Hollywood Make Over for Big Banks

It was one of those moments in which you just groan inside. I had insisted on going to see a new movie that was based off of a cartoon my children and I watched together. I can’t be the only parent who uses their kids to justify the shows they watch…ahem all the dads who take their kids to Hannah Montana or Moms taking their daughters to Justin Bieber concerts. I digress.

Sadly, though in the case of the movie the director had taken the superficial elements of the TV show and added millions of dollars to amp them up. So the movie had tons of special effects, panoramic vistas…and none of the dialog or humor of the TV show. Let’s just say it lacked "substance".

Recently with all the regulation changes that have taken place in financial services many large banks are trying to remake themselves as well. Like a bunch of wolfs that are all reaching for a new sheep costume they have grabbed at the superficial and thrown big marketing budgets into special effects while ignoring the "substance" of the dialog itself.


Why did we have financial reform in the first place? Anyone remember headlines of billion dollar credit unions threatening the global economy? No…odd me neither. I find it sad that in the passing of new legislation the new rally cry from large banks is that they are going to do away with free checking. It reminds me of someone not liking the rules and deciding that since the rules are changed they are going to take their stuff and not play anymore.


Ally's Pony commercialI think one of the most blatant examples of this has been the commercials from a recently converted bank that show a TV announcer talking to a child sitting at a table.
“Would you like a pony?”  the "TV announcer"man asks her innocently.
"Yeah,” she replies.
The man then hands her a small toy pony and she bursts into a giant smile.
The "TV announcer" then turns to a second little girl, asks if she wants a pony, and she says yes.
The man then clicks his tongue and a real pony comes out.
The first little girl gives a look that could kill and says, “You didn’t say you could have a real one.”
“You didn’t ask,” the TV announcer man replies smugly.

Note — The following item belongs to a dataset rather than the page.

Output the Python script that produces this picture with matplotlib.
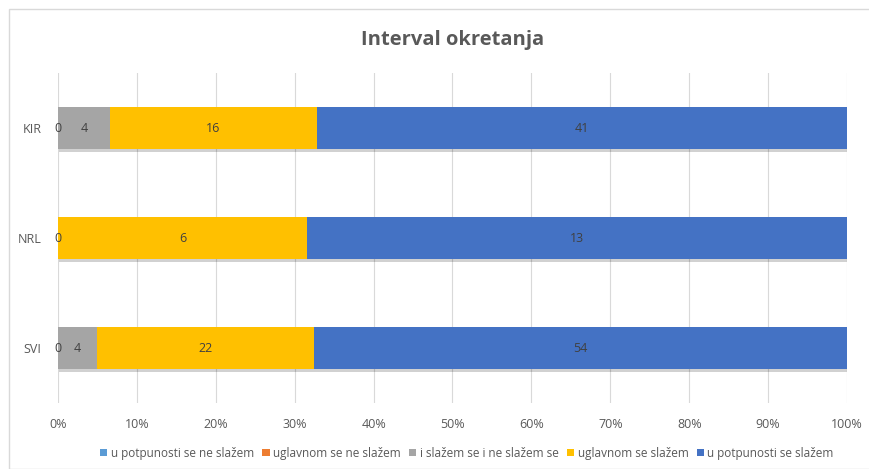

The irony ...the bank converted to bank status to receive TARP money after booking billions of dollars in sub prime mortgages. Like the girl in the commercial many people will not realize exactly what questions they should be asking of their banks.  


Practical Application:

As more “Big Banks” look at the new legislative landscape they are going to try and do a Hollywood makeover.
They will add more of one thing (wow…nice dividend for your shareholders…38 cents for preferred share) but it will be at the expense of something else… yep, that "Stagecoach from the West" is leaving and is taking your free checking with it.
At the end of the day a Big Bank can’t remake itself into anything other than a Big Bank…lots of hype…little substance.